Münster (epd). Der Kirchenrechtler Thomas Schüller findet den Aufruf der deutschen katholischen Bischöfe bedenklich, die AfD nicht zu wählen. Es sei sinnvoller, anstatt bestimmter Parteien ein konkretes Verhalten als unvereinbar mit dem Glauben zu benennen, etwa Rassismus, Antisemitismus oder Frauenfeindlichkeit, sagte der Theologieprofessor an der Universität Münster am Freitag dem Evangelischen Pressedienst (epd).
„Es gibt viele konservative katholische Christinnen und Christen, die lange in der CDU und CSU heimisch waren, und sich nun von den Punkten zu klassischer Familie oder zu Abtreibung im AfD-Programm angezogen fühlen“, erklärte Schüller. Er erwarte daher eine innerkatholische Auseinandersetzung über die Empfehlung der Deutschen Bischofskonferenz (DBK) und über den Umgang mit der AfD.
Am Donnerstag hatte die DBK erklärt, die AfD sei für Christen nicht wählbar. Wer Parteien wähle, die mindestens in Teilen vom Verfassungsschutz als erwiesen rechtsextremistisch eingeschätzt würden, der stelle sich gegen die Grundwerte des menschlichen Zusammenlebens und der Demokratie in Deutschland, erklärten die Bischöfe. Schüller sagte, offensichtlich habe die DBK gemeint, angesichts der weit fortgeschrittenen Radikalisierung der AfD nicht mehr schweigen zu können.
Die Frage sei, ob die Erklärung der Bischöfe für die AfD eine Opferrolle schaffe, „was diese Partei ja perfekt beherrscht“, sagte der katholische Theologe, oder ob sie ein Anlass zum Nachdenken sei für Menschen, die zur Wahl dieser Partei neigten. Um ein Nachdenken zu erreichen, solle die DBK eher klarmachen, welche Einstellungen und Menschenbilder mit dem Katholizismus nicht vereinbar seien.
Hingegen könne die Kirche durchaus verfügen, dass Menschen mit bestimmten Positionen nicht in katholischen Gremien oder Vereinen vertreten sein dürften. „Es ist ja niemand gezwungen, jeden aufzunehmen“, sagte Schüller. Auch solche Unvereinbarkeitserklärungen sollten aber nicht an Parteimitgliedschaften festgemacht sein, sondern an konkretem rassistischem oder antisemitischem Verhalten.
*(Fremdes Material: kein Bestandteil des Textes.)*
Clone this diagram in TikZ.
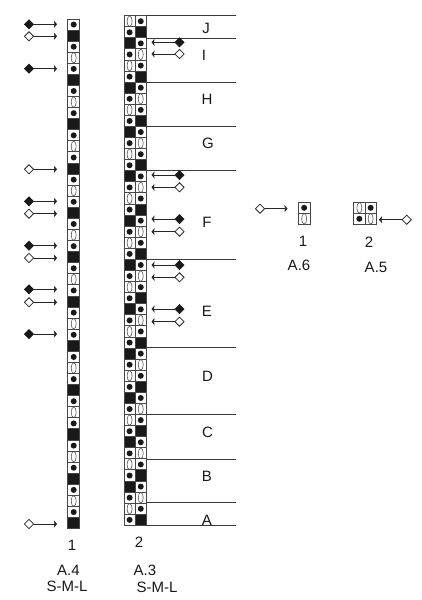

Schüller sagte, er erwarte nun ein Nachziehen der Evangelischen Kirche in Deutschland (EKD): „Realpolitisch ist die EKD ja jetzt unter Zugzwang.“ Er empfehle den protestantischen Kirchen jedoch, lieber die Gefahr einer Radikalisierung zu benennen und die eigenen Grenzen deutlich zu machen, als vor einer bestimmten Partei zu warnen.